-- START Data records --
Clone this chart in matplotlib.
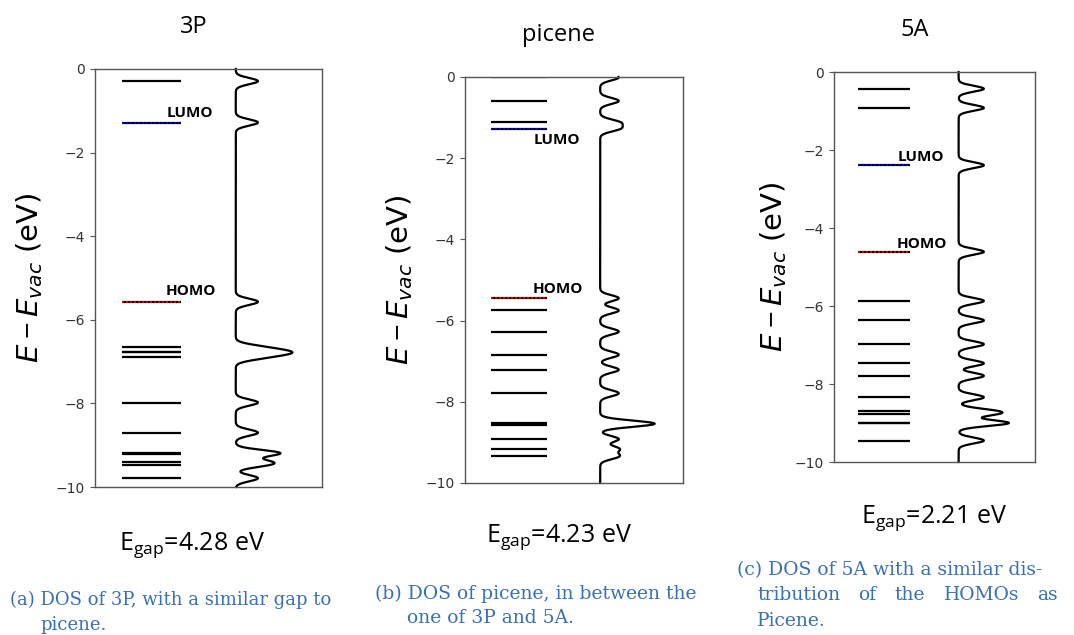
import numpy as np
from matplotlib import pyplot as plt

W, H = 1074, 635

plt.rcParams['mathtext.fontset'] = 'custom'
plt.rcParams['mathtext.rm'] = 'Open Sans'
plt.rcParams['mathtext.it'] = 'DejaVu Sans:italic'
plt.rcParams['mathtext.bf'] = 'DejaVu Sans:bold'

# energy levels (eV), repeated values = degenerate levels
levels_3p = [-0.29, -7.98, -8.70, -6.66, -6.78, -6.78, -6.90, -9.18, -9.20, -9.39, -9.47, -9.79]
lumo_3p = -1.28
homo_3p = -5.57

levels_picene = [-0.01, -0.59, -1.12, -5.75, -6.27, -6.84, -7.21, -7.79,
                 -8.52, -8.54, -8.56, -8.92, -9.16, -9.34]
lumo_picene = -1.27
homo_picene = -5.45

levels_5a = [-0.43, -0.92, -5.87, -6.37, -6.98, -7.47, -7.79, -8.34, -8.69, -8.77,
             -8.99, -9.01, -9.45]
lumo_5a = -2.39
homo_5a = -4.61

titles = ['3P', 'picene', '5A']
gaps = ['4.28', '4.23', '2.21']

sigma = 0.075
energy = np.linspace(-10, 0, 2001)

# axes boxes in pixels: left, top, right, bottom
boxes = [(95, 69, 322, 487), (465, 77, 683, 483), (834, 72, 1035, 462)]
title_pos = [(194, 27), (558, 35), (915, 30)]
gap_pos = [(192, 545), (559, 537), (934, 518)]
ylab_x = [30, 400, 774]
# label offsets in eV (lumo, homo)
lab_off = [(0.23, 0.26), (-0.29, 0.22), (0.21, 0.2)]

fig = plt.figure(figsize=(W / 100, H / 100), dpi=100)

data = [(levels_3p, lumo_3p, homo_3p),
        (levels_picene, lumo_picene, homo_picene),
        (levels_5a, lumo_5a, homo_5a)]

for i, (lev, lumo, homo) in enumerate(data):
    l, t, r, b = boxes[i]
    ax = fig.add_axes([l / W, 1 - b / H, (r - l) / W, (b - t) / H])
    ax.set_xlim(0, 1)
    ax.set_ylim(-10, 0)
    ax.set_xticks([])
    ax.set_yticks([0, -2, -4, -6, -8, -10])
    ax.tick_params(axis='y', labelsize=10, length=3.5, color='#555555', labelcolor='#333333')
    for s in ax.spines.values():
        s.set_color('#555555')
        s.set_linewidth(1)

    allE = np.array(list(lev) + [lumo, homo])
    for e in allE:
        ax.plot([0.12, 0.377], [e, e], color='black', lw=1.6, solid_capstyle='butt')
    ax.plot([0.12, 0.377], [lumo, lumo], color='blue', lw=1.2, ls=(0, (1.2, 1.2)))
    ax.plot([0.12, 0.377], [homo, homo], color='red', lw=1.2, ls=(0, (1.2, 1.2)))

    dos = np.zeros_like(energy)
    for e in allE:
        dos += np.exp(-(energy - e) ** 2 / (2 * sigma ** 2))
    ax.plot(0.62 + 0.25 * dos / dos.max(), energy, color='black', lw=1.6, clip_on=False)

    lo, ho = lab_off[i]
    ax.text(0.315, lumo + lo, 'LUMO', fontsize=11, fontweight='bold', family='Open Sans',
            ha='left', va='center')
    ax.text(0.31, homo + ho, 'HOMO', fontsize=11, fontweight='bold', family='Open Sans',
            ha='left', va='center')

    fig.text(title_pos[i][0] / W, 1 - title_pos[i][1] / H, titles[i], fontsize=17,
             family='Open Sans', ha='center', va='center')
    fig.text(gap_pos[i][0] / W, 1 - gap_pos[i][1] / H, r'E$_{\rm gap}$=' + gaps[i] + ' eV',
             fontsize=18, family='Open Sans', ha='center', va='center')
    fig.text(ylab_x[i] / W, 1 - (t + b) / 2 / H, r'$E - E_{vac}$ (eV)', fontsize=21,
             rotation=90, ha='center', va='center')

cap = dict(fontsize=13.5, family='DejaVu Serif', color='#3a70b5', va='center', ha='left')
fig.text(10 / W, 1 - 600 / H, '(a) DOS of 3P, with a similar gap to', **dict(cap, fontsize=13))
fig.text(40 / W, 1 - 625 / H, 'picene.', **dict(cap, fontsize=13))
fig.text(375 / W, 1 - 594 / H, '(b) DOS of picene, in between the', **cap)
fig.text(407 / W, 1 - 618 / H, 'one of 3P and 5A.', **cap)
fig.text(737 / W, 1 - 570 / H, '(c) DOS of 5A with a similar dis-', **cap)
fig.text(757 / W, 1 - 621 / H, 'Picene.', **cap)

# justified middle line of caption (c)
words = ['tribution', 'of', 'the', 'HOMOs', 'as']
x0, x1 = 757, 1058
renderer = fig.canvas.get_renderer()
txts = [fig.text(0, 1 - 595 / H, w, **cap) for w in words]
widths = [tx.get_window_extent(renderer).width for tx in txts]
gap = (x1 - x0 - sum(widths)) / (len(words) - 1)
x = x0
for tx, w in zip(txts, widths):
    tx.set_x(x / W)
    x += w + gap

fig.savefig('out.png', dpi=100)
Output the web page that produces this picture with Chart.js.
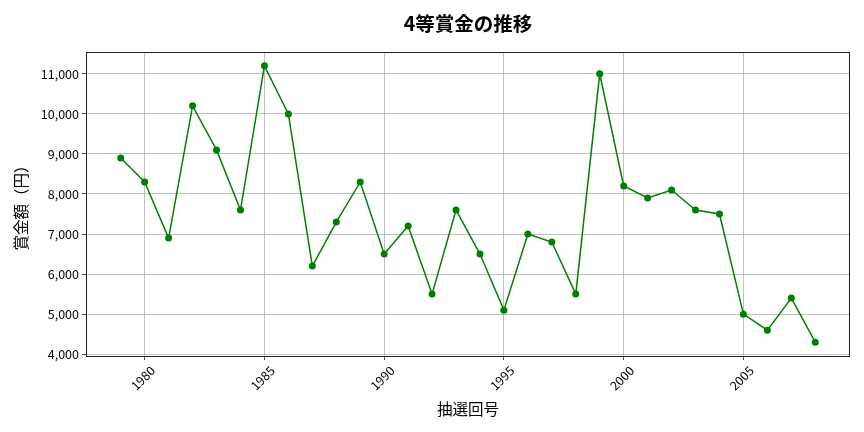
<!DOCTYPE html>
<html>
<head>
<meta charset="utf-8">
<script src="https://cdn.jsdelivr.net/npm/chart.js@4"></script>
<style>
  html, body { margin: 0; padding: 0; background: #fff; }
  #wrap { width: 864px; height: 432px; }
</style>
</head>
<body>
<div id="wrap"><canvas id="prizeChart" width="864" height="432"></canvas></div>
<script>
// 抽選回号 (x) and 4等賞金 (y)
const years = [1979, 1980, 1981, 1982, 1983, 1984, 1985, 1986, 1987, 1988,
               1989, 1990, 1991, 1992, 1993, 1994, 1995, 1996, 1997, 1998,
               1999, 2000, 2001, 2002, 2003, 2004, 2005, 2006, 2007, 2008];
const prizes = [8900, 8300, 6900, 10200, 9100, 7600, 11200, 10000, 6200, 7300,
                8300, 6500, 7200, 5500, 7600, 6500, 5100, 7000, 6800, 5500,
                11000, 8200, 7900, 8100, 7600, 7500, 5000, 4600, 5400, 4300];
const xTicks = [1980, 1985, 1990, 1995, 2000, 2005];
const yTicks = [4000, 5000, 6000, 7000, 8000, 9000, 10000, 11000];

const FONT = '"Noto Sans CJK JP", "Noto Sans", sans-serif';

// matplotlib-like frame round the plot area
const frame = {
    id: 'frame',
    afterDraw(chart) {
        const { ctx, chartArea: a } = chart;
        ctx.save();
        ctx.strokeStyle = '#222';
        ctx.lineWidth = 1;
        ctx.strokeRect(a.left + 0.5, a.top + 0.5, a.right - a.left - 1, a.bottom - a.top);
        ctx.restore();
    }
};

const points = years.map((y, i) => ({ x: y, y: prizes[i] }));

new Chart(document.getElementById('prizeChart'), {
    type: 'line',
    data: {
        datasets: [{
            data: points,
            borderColor: '#008000',
            backgroundColor: '#008000',
            borderWidth: 1.5,
            pointRadius: 3.5,
            pointHoverRadius: 3.5,
            pointBorderWidth: 0,
            tension: 0
        }]
    },
    options: {
        responsive: false,
        animation: false,
        devicePixelRatio: 1,
        layout: { padding: { left: 0, right: 14, top: 0, bottom: 0 } },
        plugins: {
            legend: { display: false },
            tooltip: { enabled: false },
            title: {
                display: true,
                fullSize: false,
                text: '4等賞金の推移',
                color: '#000',
                font: { family: FONT, size: 19.5, weight: 'bold' },
                padding: { top: 12, bottom: 16.6 }
            }
        },
        scales: {
            x: {
                type: 'linear',
                min: 1977.55,
                max: 2009.45,
                afterBuildTicks(scale) { scale.ticks = xTicks.map(v => ({ value: v })); },
                afterFit(scale) { scale.height = 76; },
                ticks: {
                    color: '#000',
                    font: { family: FONT, size: 12.5 },
                    maxRotation: 45,
                    minRotation: 45,
                    padding: 3,
                    labelOffset: 8,
                    callback: v => String(v)
                },
                grid: { color: '#b0b0b0', lineWidth: 0.8, tickLength: 4, tickColor: '#222' },
                border: { display: false },
                title: {
                    display: true,
                    text: '抽選回号',
                    color: '#000',
                    font: { family: FONT, size: 15.5 },
                    padding: { top: 0, bottom: 14 }
                }
            },
            y: {
                type: 'linear',
                min: 3955,
                max: 11545,
                afterBuildTicks(scale) { scale.ticks = yTicks.map(v => ({ value: v })); },
                afterFit(scale) { scale.width = 86; },
                ticks: {
                    color: '#000',
                    font: { family: FONT, size: 12.5 },
                    padding: 3,
                    callback: v => v.toLocaleString('en-US')
                },
                grid: { color: '#b0b0b0', lineWidth: 0.8, tickLength: 4, tickColor: '#222' },
                border: { display: false },
                title: {
                    display: true,
                    text: '賞金額（円）',
                    color: '#000',
                    font: { family: FONT, size: 15.5 },
                    padding: { top: 12, bottom: 0 }
                }
            }
        }
    },
    plugins: [frame]
});
</script>
</body>
</html>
-- END Data records --
Make a tally of the lines in this data that include the string "matplotlib", and answer with that tally alone.

3